The move means reductions in aid spending by the UK in a series of developing countries.

Across the world, more than 330 million people are now believed to be in need of humanitarian aid, four times as many as in 2015.

“At the extreme and almost unimaginably horrific end of the humanitarian need spectrum, we think that there are nearly 50 million people in almost 50 countries who are just one step away from famine,” said Matthew Wyatt, director for humanitarian, security and migration at the Foreign, Commonwealth and Development Office.

“Three quarters of those people are in ten countries and one region which are Ethiopia, Somalia, Yemen, South Sudan, Afghanistan, Nigeria, Syria, Sudan, the Democratic Republic of Congo, the Central African Republic and parts of the Sahel region.

“There is a small window to act to avoid the worst.”

He stressed that often many people die before famines are officially declared so “it’s really critical to act early to prevent that”.

Kate Foster, Britain’s ambassador to Somalia, warned that the situation in the country was already “absolutely dire”.

The severity of the drought is worse than in 2010/11, when more than 250,000 people are believed to have died, with probably over half of them children under five.

“We are looking at a situation now that has the potential to be far worse,” she added.

The failed rainy seasons, with “worryingly” a fifth now forecast, meant less harvest, livestock in poorer condition, and people’s resilience declining “year over year over year”.

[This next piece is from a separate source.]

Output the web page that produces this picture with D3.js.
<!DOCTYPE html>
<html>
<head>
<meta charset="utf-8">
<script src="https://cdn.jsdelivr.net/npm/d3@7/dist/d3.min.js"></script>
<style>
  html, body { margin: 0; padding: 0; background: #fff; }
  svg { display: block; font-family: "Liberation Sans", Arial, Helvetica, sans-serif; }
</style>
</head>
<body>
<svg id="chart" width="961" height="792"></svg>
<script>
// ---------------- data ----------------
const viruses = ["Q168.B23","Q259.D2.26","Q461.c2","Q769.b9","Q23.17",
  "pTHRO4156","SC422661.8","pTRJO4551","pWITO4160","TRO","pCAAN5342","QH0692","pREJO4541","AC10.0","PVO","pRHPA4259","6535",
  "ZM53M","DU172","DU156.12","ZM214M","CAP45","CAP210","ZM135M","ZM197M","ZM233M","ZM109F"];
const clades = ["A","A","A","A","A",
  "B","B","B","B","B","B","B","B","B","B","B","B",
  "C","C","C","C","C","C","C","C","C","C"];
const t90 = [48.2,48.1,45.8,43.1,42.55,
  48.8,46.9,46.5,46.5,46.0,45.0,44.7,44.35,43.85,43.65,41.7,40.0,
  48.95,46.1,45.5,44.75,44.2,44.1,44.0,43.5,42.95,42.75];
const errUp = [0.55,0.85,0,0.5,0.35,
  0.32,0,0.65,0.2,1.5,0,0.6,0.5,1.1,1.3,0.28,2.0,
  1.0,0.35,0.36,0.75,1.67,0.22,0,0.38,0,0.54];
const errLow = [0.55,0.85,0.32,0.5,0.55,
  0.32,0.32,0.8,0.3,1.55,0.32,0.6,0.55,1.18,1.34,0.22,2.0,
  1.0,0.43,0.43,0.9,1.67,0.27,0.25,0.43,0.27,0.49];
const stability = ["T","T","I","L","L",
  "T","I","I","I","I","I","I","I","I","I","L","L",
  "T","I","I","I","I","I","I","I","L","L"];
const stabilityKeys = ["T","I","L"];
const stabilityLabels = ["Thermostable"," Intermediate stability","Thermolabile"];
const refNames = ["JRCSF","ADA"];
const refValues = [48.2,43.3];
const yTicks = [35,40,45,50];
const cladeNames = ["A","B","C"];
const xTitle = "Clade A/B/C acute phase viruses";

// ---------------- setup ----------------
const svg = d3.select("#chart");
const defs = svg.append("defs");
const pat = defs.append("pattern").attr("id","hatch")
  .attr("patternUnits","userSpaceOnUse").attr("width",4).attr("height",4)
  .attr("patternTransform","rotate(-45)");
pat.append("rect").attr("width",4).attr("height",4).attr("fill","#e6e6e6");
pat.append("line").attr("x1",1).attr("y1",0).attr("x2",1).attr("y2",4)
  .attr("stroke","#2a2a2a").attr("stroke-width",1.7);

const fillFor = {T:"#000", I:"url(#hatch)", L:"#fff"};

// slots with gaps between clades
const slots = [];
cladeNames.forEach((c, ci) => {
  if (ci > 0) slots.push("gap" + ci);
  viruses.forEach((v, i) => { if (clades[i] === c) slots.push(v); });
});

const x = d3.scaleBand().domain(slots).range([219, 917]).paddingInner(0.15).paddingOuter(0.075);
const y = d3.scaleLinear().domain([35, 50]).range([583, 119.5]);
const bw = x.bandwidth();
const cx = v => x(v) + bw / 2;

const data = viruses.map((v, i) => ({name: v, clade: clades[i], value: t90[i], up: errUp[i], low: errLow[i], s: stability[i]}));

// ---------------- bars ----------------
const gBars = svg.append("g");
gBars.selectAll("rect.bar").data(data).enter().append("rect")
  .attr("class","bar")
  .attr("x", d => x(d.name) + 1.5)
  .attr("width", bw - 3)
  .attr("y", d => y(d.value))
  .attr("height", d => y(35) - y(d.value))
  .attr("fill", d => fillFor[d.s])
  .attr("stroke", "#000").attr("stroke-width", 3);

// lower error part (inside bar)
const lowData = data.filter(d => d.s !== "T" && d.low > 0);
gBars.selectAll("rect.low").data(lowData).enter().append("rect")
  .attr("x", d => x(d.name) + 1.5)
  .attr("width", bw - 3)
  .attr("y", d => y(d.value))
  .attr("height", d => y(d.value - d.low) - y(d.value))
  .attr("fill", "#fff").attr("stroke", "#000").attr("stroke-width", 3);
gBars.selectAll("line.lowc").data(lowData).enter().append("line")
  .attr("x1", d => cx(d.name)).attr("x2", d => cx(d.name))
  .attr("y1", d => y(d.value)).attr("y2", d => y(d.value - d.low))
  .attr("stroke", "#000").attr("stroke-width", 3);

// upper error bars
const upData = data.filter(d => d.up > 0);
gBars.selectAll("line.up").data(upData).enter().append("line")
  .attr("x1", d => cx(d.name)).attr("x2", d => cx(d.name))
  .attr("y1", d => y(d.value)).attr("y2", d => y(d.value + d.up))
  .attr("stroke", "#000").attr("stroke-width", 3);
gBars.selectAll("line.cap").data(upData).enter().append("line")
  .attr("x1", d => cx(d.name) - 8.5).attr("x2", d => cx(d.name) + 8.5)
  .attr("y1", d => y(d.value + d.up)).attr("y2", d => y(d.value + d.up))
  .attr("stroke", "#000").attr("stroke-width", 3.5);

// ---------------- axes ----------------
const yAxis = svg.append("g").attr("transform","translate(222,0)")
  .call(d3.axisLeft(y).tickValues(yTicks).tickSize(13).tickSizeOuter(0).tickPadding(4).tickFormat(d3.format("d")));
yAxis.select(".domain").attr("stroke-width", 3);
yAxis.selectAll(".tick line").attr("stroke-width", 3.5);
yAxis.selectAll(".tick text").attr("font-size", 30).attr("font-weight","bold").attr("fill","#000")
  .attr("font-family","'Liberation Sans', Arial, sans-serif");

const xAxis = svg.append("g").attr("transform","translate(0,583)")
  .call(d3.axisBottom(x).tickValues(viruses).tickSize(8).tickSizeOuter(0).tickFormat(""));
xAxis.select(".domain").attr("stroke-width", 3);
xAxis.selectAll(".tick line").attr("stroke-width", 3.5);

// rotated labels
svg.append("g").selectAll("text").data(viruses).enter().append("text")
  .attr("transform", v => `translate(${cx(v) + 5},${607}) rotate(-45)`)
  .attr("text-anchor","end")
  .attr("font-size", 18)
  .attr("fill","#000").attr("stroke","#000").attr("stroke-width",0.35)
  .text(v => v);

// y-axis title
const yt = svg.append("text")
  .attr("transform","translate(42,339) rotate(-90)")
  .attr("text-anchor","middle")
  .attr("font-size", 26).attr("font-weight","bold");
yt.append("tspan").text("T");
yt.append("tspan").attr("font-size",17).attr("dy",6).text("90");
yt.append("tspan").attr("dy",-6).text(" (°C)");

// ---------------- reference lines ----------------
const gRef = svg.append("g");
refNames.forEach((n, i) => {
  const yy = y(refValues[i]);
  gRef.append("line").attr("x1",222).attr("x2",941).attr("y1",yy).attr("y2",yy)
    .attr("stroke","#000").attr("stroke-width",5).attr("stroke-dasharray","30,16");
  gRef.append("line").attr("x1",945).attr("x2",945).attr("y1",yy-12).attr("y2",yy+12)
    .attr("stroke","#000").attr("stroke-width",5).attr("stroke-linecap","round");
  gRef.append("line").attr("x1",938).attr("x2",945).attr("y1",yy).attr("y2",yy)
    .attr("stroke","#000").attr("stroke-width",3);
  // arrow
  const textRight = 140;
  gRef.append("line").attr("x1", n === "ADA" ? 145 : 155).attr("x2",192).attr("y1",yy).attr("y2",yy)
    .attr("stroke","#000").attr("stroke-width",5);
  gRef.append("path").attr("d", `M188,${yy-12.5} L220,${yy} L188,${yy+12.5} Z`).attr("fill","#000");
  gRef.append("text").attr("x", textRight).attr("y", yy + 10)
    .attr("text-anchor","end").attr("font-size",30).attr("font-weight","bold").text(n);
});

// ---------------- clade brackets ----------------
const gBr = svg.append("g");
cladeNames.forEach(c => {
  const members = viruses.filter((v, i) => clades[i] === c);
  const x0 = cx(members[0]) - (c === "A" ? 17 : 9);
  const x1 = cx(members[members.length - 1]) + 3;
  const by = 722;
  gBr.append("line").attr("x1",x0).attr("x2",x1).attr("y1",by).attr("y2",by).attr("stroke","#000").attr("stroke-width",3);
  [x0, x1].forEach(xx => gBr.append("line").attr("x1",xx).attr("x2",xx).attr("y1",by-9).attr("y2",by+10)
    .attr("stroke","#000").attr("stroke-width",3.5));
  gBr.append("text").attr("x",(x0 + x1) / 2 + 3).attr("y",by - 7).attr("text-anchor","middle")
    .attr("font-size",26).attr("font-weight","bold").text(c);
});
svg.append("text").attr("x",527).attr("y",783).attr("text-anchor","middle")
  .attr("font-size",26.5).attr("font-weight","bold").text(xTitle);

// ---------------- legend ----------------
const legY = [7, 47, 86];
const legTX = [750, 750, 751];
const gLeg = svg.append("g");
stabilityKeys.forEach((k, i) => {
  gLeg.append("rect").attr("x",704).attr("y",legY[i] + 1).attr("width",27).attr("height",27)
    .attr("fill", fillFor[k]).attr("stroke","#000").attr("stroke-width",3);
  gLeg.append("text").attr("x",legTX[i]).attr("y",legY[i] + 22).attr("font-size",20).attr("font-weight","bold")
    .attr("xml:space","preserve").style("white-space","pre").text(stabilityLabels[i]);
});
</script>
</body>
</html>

Around half the Somali population, 7.7 million people, are in need of emergency assistance, she said, with more than a million forced to leave their homes since January to go in search of food and water.

“Those journeys are often long and treacherous,” she added.

“About 80 per cent of those who are moving are women and children which means they are very vulnerable on the journeys.”

One mother had spent 18 days walking 200 kilometres (124 miles), carrying one young child with her eight others following, to get to the nearest point of assistance.

So far in the crisis, the mortality rate has been lower than in 2011 which is believed to be due to more resilience having been built into rural communities including more boreholes, building dams and expanding basic health services.

“But that said, we are now at a tipping point,” Ms Foster warned, with Britain now focusing on delivering life-saving support with cash assistance so mothers could buy food in local markets, expanding emergency nutrition services, digging and restoring more boreholes, and sanitation schemes to prevent the spread of diseases.

“In reality, when children are malnourished, it tends not to be starvation that kills them but things such as diarrhoea that are relatively easily resolvable with good sanitation and access to health services,” she explained.

Ms Foster worked in the region in 2011 for Save the Children, based in Ethiopia and lead part of the Horn of Africa response to that drought.

“Back then I thought I was seeing a once in a generation tragedy unfold,” she recalled.

“But from where I’m sitting now, I think I was wrong and misjudged that.

“I think we are moving into the period of where we may see unimaginable loss of life and suffering in the coming months without a continuing and significant scale-up of activity.

“From here it’s essential that we and other donors continue to act and that’s about taking co-ordinated action, continuing to prioritise those who are most vulnerable and dispersing funding as quickly as possible to those most in need.”